Saturday, February 13, 2010

Remembering Fred Schaus
The memories of the first L.A. Lakers team came rushing back with the recent news of the death of Coach Fred Schaus, who guided the team for seven seasons after owner Bob Short moved the franchise from Minneapolis.
That Laker team, with veterans Elgin Baylor, Rudy LaRusso and Daryl Imhoff, and rookies Jerry West and Hot Rod Hundley, was Los Angeles' first exposure to high-level basketball, even before John Wooden put UCLA on the map in the college ranks.
In the early 1960s, the NBA was a small league, Los Angeles was an outpost with St. Louis its nearest Western neighbor until the Philadelphia Warriors moved to San Francisco in 1964.
Because of the distances in travel, clubs from the East Coast such as the New York Knicks, Boston Celtics and Cincinnati Royals, would come to town for two- and three-game series, and the Lakers would return the favor when they traveled back to those cities.

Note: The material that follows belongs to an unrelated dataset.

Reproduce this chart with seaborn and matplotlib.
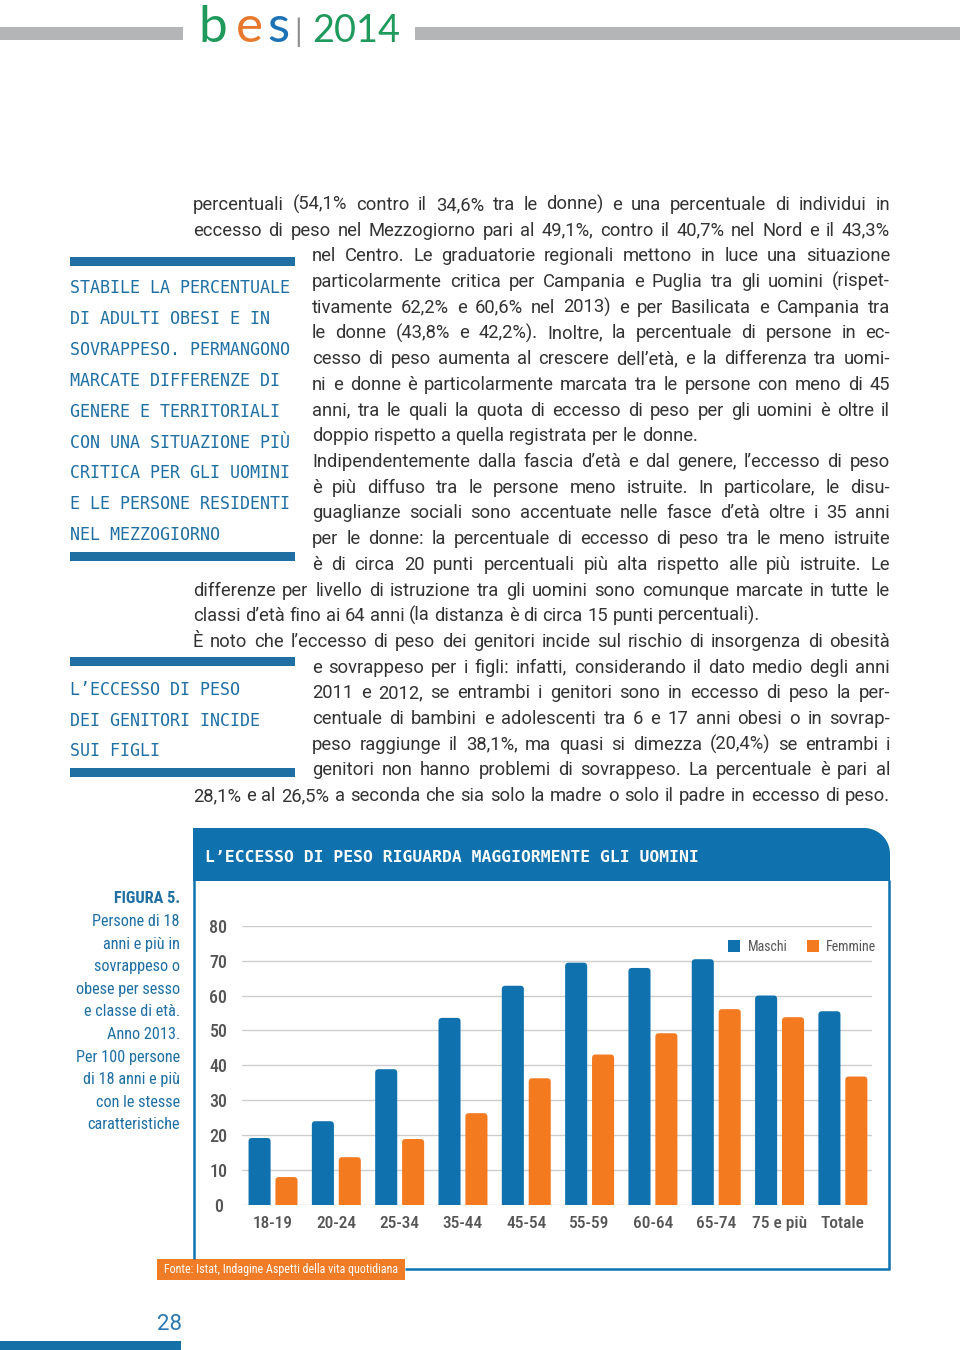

This meant that great players such as Bill Russell, Bob Cousy, Wilt Chamberlain, Bob Petit, Oscar Robertson and Dolph Schayes would give the league some valuable exposure to thousands of new fans in Southern California.
In those days, Laker games were mostly heard on the radio and almost never televised at home unless the game was a playoff. I remember listening to a young Chick Hearn call the games on my small Japanese transistor which I kept under my pillow. On school nights, I'd listen to the game in the dark after going to bed, then talk about what happened the next morning with my friends on the porch outside our 8th grade classroom.
Most of us played on the St. Cyril's basketball team and our following the Lakers during the 1961-62 season made that experience even more enjoyable. I had a picture of West stealing the ball from Bob Cousy pasted on my school folder.
Fred Schaus' team played at the Sports Arena, the Staples Center of its era, and to us his Lakers, with West and Baylor, were just as big and important as Phil Jackson's with Kobe Bryant and Pau Gasol.